Who is Darryl Bueckert?
My name is Darryl Bueckert, and I am a photographer. I first picked up a camera in response to the time I was spending backpacking and climbing, inspired by the scenic vistas and unique mountain light. Since then it has been an adventure that has taken me through some very interesting experiences. There hasn’t been a lot that I haven’t shot in my 15+ years as an amateur/semi-pro photographer. Through the process I have learned and developed and refined the craft. Somewhere along the way I lost myself. I was shooting so much for everyone else that I lost my voice as an artist. There were moments where I almost gave it all up, and there may be more of those moments.
What keeps me going are the moments. The moments of discovery of something new, a technique or realization about yourself as a creative. The moments spent doing something you love. Life happens in the moments making the result less important. I now believe that success is defined by the sum of those moments, not some pre-conceived idea that I once had about what being a “professional” actually meant.
Thoughts on Personal Style
I’m not the first person that is struggling to find and follow my artistic vision. I’m sure I will always fight with myself to find the balance between satisfaction and desire, that I will be more successful in communicating vision than just the sum of my parts.
- My experience in landscapes leaves me wanting to convey images that can be trusted… have integrity.
- My experience in nature leaves me wanting to show the beauty and in the patterns, details and texture that exist all around us.
- My experience in weddings and adventure sports leaves me wanting to tell a story that represents the truth of that moment, even if that moment has had some “help” in being created.
- My experience in studio headshots and portraits leaves me wanting to consciously use light and shadow as a visual element as it best fits in each situation.
My style will always be in the process of being refined, although the core values behind that will likely remain the same.
Thoughts on Post Processing
The ethics of landscape photography are hard to shake. My formative years were spent shooting landscapes on Fuji Velvia, with the goal to best represent what I was seeing at the time.

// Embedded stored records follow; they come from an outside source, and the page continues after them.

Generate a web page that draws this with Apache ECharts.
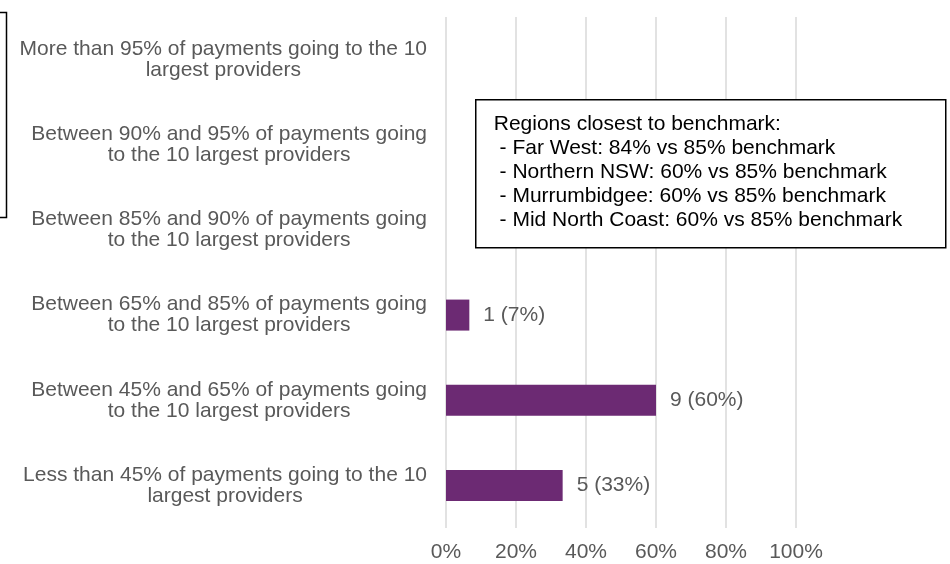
<!DOCTYPE html>
<html>
<head>
<meta charset="utf-8">
<script src="https://cdn.jsdelivr.net/npm/echarts@6/dist/echarts.min.js"></script>
<style>
html,body{margin:0;padding:0;background:#fff;}
#chart{width:950px;height:564px;}
</style>
</head>
<body>
<div id="chart"></div>
<script>
var categories = [
  "More than 95% of payments going to the 10\nlargest providers",
  "Between 90% and 95% of payments going\nto the 10 largest providers",
  "Between 85% and 90% of payments going\nto the 10 largest providers",
  "Between 65% and 85% of payments going\nto the 10 largest providers",
  "Between 45% and 65% of payments going\nto the 10 largest providers",
  "Less than 45% of payments going to the 10\nlargest providers"
];
var regionCounts = [0, 0, 0, 1, 9, 5];
var regionPercents = [0, 0, 0, 6.67, 60, 33.33];
var xTicks = [0, 20, 40, 60, 80, 100];
var noteLines = [
  "Regions closest to benchmark:",
  " - Far West: 84% vs 85% benchmark",
  " - Northern NSW: 60% vs 85% benchmark",
  " - Murrumbidgee: 60% vs 85% benchmark",
  " - Mid North Coast: 60% vs 85% benchmark"
];

var FONT = "'Liberation Sans', Arial, sans-serif";
var chart = echarts.init(document.getElementById('chart'), null, {renderer: 'canvas'});

var option = {
  backgroundColor: '#ffffff',
  animation: false,
  textStyle: {fontFamily: FONT},
  grid: {left: 446, right: 154, top: 17, bottom: 36, containLabel: false},
  xAxis: {
    type: 'value',
    min: xTicks[0],
    max: xTicks[xTicks.length - 1],
    interval: xTicks[1] - xTicks[0],
    axisLine: {show: false},
    axisTick: {show: false},
    splitLine: {show: true, lineStyle: {color: '#d9d9d9', width: 1.5}},
    axisLabel: {
      formatter: '{value}%',
      color: '#595959',
      fontSize: 21,
      fontFamily: FONT,
      margin: 14
    }
  },
  yAxis: {
    type: 'category',
    inverse: true,
    data: categories,
    axisLine: {show: false},
    axisTick: {show: false},
    splitLine: {show: false},
    axisLabel: {
      align: 'right',
      margin: 19,
      formatter: function (v) {
        return v.split('\n').map(function (s) { return '{c|' + s + '}'; }).join('\n');
      },
      rich: {
        c: {
          align: 'center',
          color: '#595959',
          fontSize: 21,
          lineHeight: 21,
          fontFamily: FONT
        }
      }
    }
  },
  series: [{
    type: 'bar',
    data: regionPercents,
    barWidth: 31,
    itemStyle: {color: '#6C2A73'},
    label: {
      show: true,
      position: 'right',
      distance: 14,
      color: '#595959',
      fontSize: 21,
      fontFamily: FONT,
      formatter: function (p) {
        if (!regionCounts[p.dataIndex]) return '';
        return regionCounts[p.dataIndex] + ' (' + Math.round(p.value) + '%)';
      }
    }
  }],
  graphic: [
    {
      type: 'rect',
      left: -100,
      top: 10,
      z: 100,
      shape: {x: 0, y: 0, width: 104, height: 205},
      style: {fill: 'none', stroke: '#000000', lineWidth: 1.5},
      silent: true
    },
    {
      type: 'group',
      left: 475,
      top: 99,
      z: 100,
      children: [
        {
          type: 'rect',
          z: 100,
          shape: {x: 0, y: 0, width: 470, height: 148},
          style: {fill: '#ffffff', stroke: '#000000', lineWidth: 1.5}
        },
        {
          type: 'text',
          z: 101,
          left: 18,
          top: 12,
          style: {
            text: noteLines.join('\n'),
            fill: '#000000',
            fontSize: 21,
            lineHeight: 24,
            fontFamily: FONT
          }
        }
      ]
    }
  ]
};
chart.setOption(option);
</script>
</body>
</html>
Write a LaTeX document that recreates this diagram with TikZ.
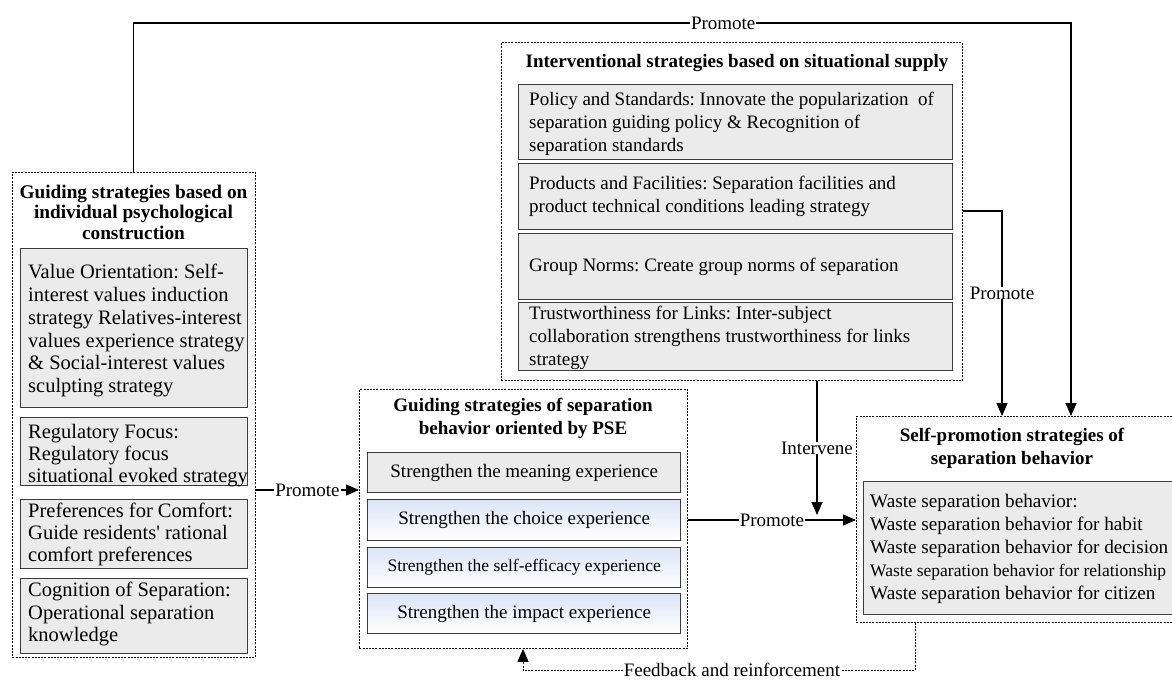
\documentclass[tikz,border=0pt]{standalone}
\usepackage{fontspec}
\setmainfont{Liberation Serif}
\usetikzlibrary{arrows.meta}
\definecolor{boxfill}{RGB}{235,235,235}
\definecolor{boxline}{RGB}{60,60,60}
\definecolor{psetop}{RGB}{219,229,246}
\newcommand{\myfs}[2]{\fontsize{#1}{#2}\selectfont}
\begin{document}
\frenchspacing
\begin{tikzpicture}[x=1pt,y=-1pt,
 outer/.style={draw=black, line width=0.9pt, dash pattern=on 2pt off 1.2pt, anchor=north west, inner sep=0pt},
 ibox/.style={draw=boxline, line width=1.3pt, fill=boxfill, anchor=north west, inner sep=0pt},
 bbox/.style={ibox, top color=psetop, bottom color=white},
 txt/.style={anchor=west, align=left, inner sep=0pt},
 ctxt/.style={align=center, inner sep=0pt, font=\myfs{19}{22}},
 ttl/.style={font=\bfseries\myfs{19}{21}, align=center, inner sep=0pt},
 lbl/.style={fill=white, inner xsep=1pt, inner ysep=0pt, font=\myfs{19}{22}},
 con/.style={draw=black, line width=1.1pt},
 arr/.style={con, -{Triangle[length=13pt,width=11pt]}},
 fb/.style={draw=black, line width=0.9pt, dash pattern=on 2pt off 1.2pt, -{Triangle[length=13pt,width=11pt]}},
]
\useasboundingbox (0,0) rectangle (1172,680);

% ---------- left block ----------
\node[outer, minimum width=243, minimum height=485] (L) at (12,172) {};
\node[ttl, font=\bfseries\myfs{19.3}{20.5}] (Lt) at (133.5,212) {Guiding strategies based on\\individual psychological\\construction};
\node[ibox, minimum width=227, minimum height=159] (v1) at (20,248) {};
\node[ibox, minimum width=227, minimum height=68] (v2) at (20,417) {};
\node[ibox, minimum width=227, minimum height=69] (v3) at (20,499) {};
\node[ibox, minimum width=227, minimum height=75] (v4) at (20,578) {};
\node[txt, font=\myfs{20.5}{22.8}] (v1t) at ([xshift=8pt,yshift=-2.5pt]v1.west)
 {Value Orientation: Self-\\interest values induction\\strategy Relatives-interest\\values experience strategy\\\& Social-interest values\\sculpting strategy};
\node[txt, font=\myfs{20.5}{22}] (v2t) at ([xshift=8pt,yshift=-4pt]v2.west)
 {Regulatory Focus:\\Regulatory focus\\situational evoked strategy};
\node[txt, font=\myfs{20.5}{22}] (v3t) at ([xshift=8pt]v3.west)
 {Preferences for Comfort:\\Guide residents\textquotesingle\ rational\\comfort preferences};
\node[txt, font=\myfs{20.5}{22.5}] (v4t) at ([xshift=8pt,yshift=2pt]v4.west)
 {Cognition of Separation:\\Operational separation\\knowledge};

% ---------- intervention block ----------
\node[outer, minimum width=461, minimum height=338] (I) at (501,42) {};
\node[ttl] (It) at (737,63) {Interventional strategies based on situational supply};
\node[ibox, minimum width=434, minimum height=75] (p1) at (518,84) {};
\node[ibox, minimum width=434, minimum height=66] (p2) at (518,163) {};
\node[ibox, minimum width=434, minimum height=66] (p3) at (518,233) {};
\node[ibox, minimum width=434, minimum height=68] (p4) at (518,302) {};
\node[txt, font=\myfs{19}{23}] (p1t) at ([xshift=11pt,yshift=-1.5pt]p1.west)
 {Policy and Standards: Innovate the popularization\ \ of\\separation guiding policy \& Recognition of\\separation standards};
\node[txt, font=\myfs{19}{23}] (p2t) at ([xshift=11pt]p2.west)
 {Products and Facilities: Separation facilities and\\product technical conditions leading strategy};
\node[txt, font=\myfs{19}{23}] (p3t) at ([xshift=11pt]p3.west)
 {Group Norms: Create group norms of separation};
\node[txt, font=\myfs{19}{23}] (p4t) at ([xshift=11pt,yshift=-1pt]p4.west)
 {Trustworthiness for Links: Inter-subject\\collaboration strengthens trustworthiness for links\\strategy};

% ---------- PSE block ----------
\node[outer, minimum width=328, minimum height=259] (P) at (359,389) {};
\node[ttl, font=\bfseries\myfs{19}{23}] (Pt) at (523,418.5) {Guiding strategies of separation\\behavior oriented by PSE};
\node[ibox, minimum width=313, minimum height=40] (s1) at (367,452) {};
\node[bbox, minimum width=313, minimum height=41] (s2) at (367,499) {};
\node[bbox, minimum width=313, minimum height=40] (s3) at (367,547) {};
\node[bbox, minimum width=313, minimum height=40] (s4) at (367,593) {};
\node[ctxt] (s1t) at (s1.center) {Strengthen the meaning experience};
\node[ctxt] (s2t) at (s2.center) {Strengthen the choice experience};
\node[ctxt, font=\myfs{17.5}{20}] (s3t) at (s3.center) {Strengthen the self-efficacy experience};
\node[ctxt] (s4t) at (s4.center) {Strengthen the impact experience};

% ---------- self-promotion block ----------
\node[outer, minimum width=330, minimum height=206] (SP) at (856,416) {};
\node[ttl, font=\bfseries\myfs{19}{23}] (SPt) at (1012,448.5) {Self-promotion strategies of\\separation behavior};
\node[ibox, minimum width=317, minimum height=133] (W) at (863,481) {};
\node[txt, font=\myfs{19.2}{23}] (Wt) at ([xshift=7pt,yshift=-0.5pt]W.west)
 {Waste separation behavior:\\Waste separation behavior for habit\\Waste separation behavior for decision\\{\myfs{17.5}{23}Waste separation behavior for relationship}\\Waste separation behavior for citizen};

% ---------- connectors ----------
\coordinate (y490) at (0,490);
\coordinate (y520) at (0,520);
\coordinate (y211) at (0,211);
\coordinate (xI) at (817,0);
\coordinate (iv) at (817,515);
\coordinate (t1) at (133.5,23);
\coordinate (t2) at (1071,23);
\coordinate (xP) at (1002,0);
\coordinate (f1) at (915,670);
\coordinate (f2) at (523,670);

\draw[arr] (L.east |- y490) -- node[lbl]{Promote} (P.west |- y490);
\draw[arr] (P.east |- y520) -- node[lbl]{Promote} (SP.west |- y520);
\draw[arr] (I.south -| xI) -- node[lbl, pos=0.5]{Intervene} (iv);
\draw[arr] (I.east |- y211) -| node[lbl, pos=0.7]{Promote} (SP.north -| xP);
\draw[arr] (L.north -| t1) -- (t1) -- node[lbl, pos=0.629]{Promote} (t2) -- (SP.north -| t2);
\draw[fb] (SP.south -| f1) -- (f1) -- node[lbl, pos=0.467]{Feedback and reinforcement} (f2) -- (P.south -| f2);
\end{tikzpicture}
\end{document}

Adapting to the technical changes of the digital revolution was easier for me than adapting to the new creative opportunities created in post-processing. My approach to post is efficiency. I almost exclusively use Apple’s Aperture for cataloging, rating and image processing, only using more advanced tools when the situation calls for it. One of my favourite ethics, best said by photographer Zack Arias is “If you hear yourself saying that you will just fix it later in post, stop right there, slap yourself as hard as you can and then fix it right then.”.
The best way to figure out your style is through personal work. The kind of effort you put into processing your own images tells a lot about how you want your images to be perceived. Through that process I have come to find out what I like, and what I am good at, and more importantly, what I don’t like. For example, I am not the type of person that will spend countless hours working in composites in Photoshop, it’s just not me and not a strength of mine. I would rather be out shooting, or doing just about anything else. By valuing myself and my time I know when to scale up and bring in the hired guns to get the job done.
Thoughts on Production
I like light. Whether it is “natural” or flash, or a mix of both. The design of my equipment kit allows me to scale all the way up to “big flash” look, but without the overhead. That keeps the production flexible and adaptable, the way that I prefer it to be. Any good final image is either the result of blind luck, or amazing planning. Chance favours the prepared, as they say.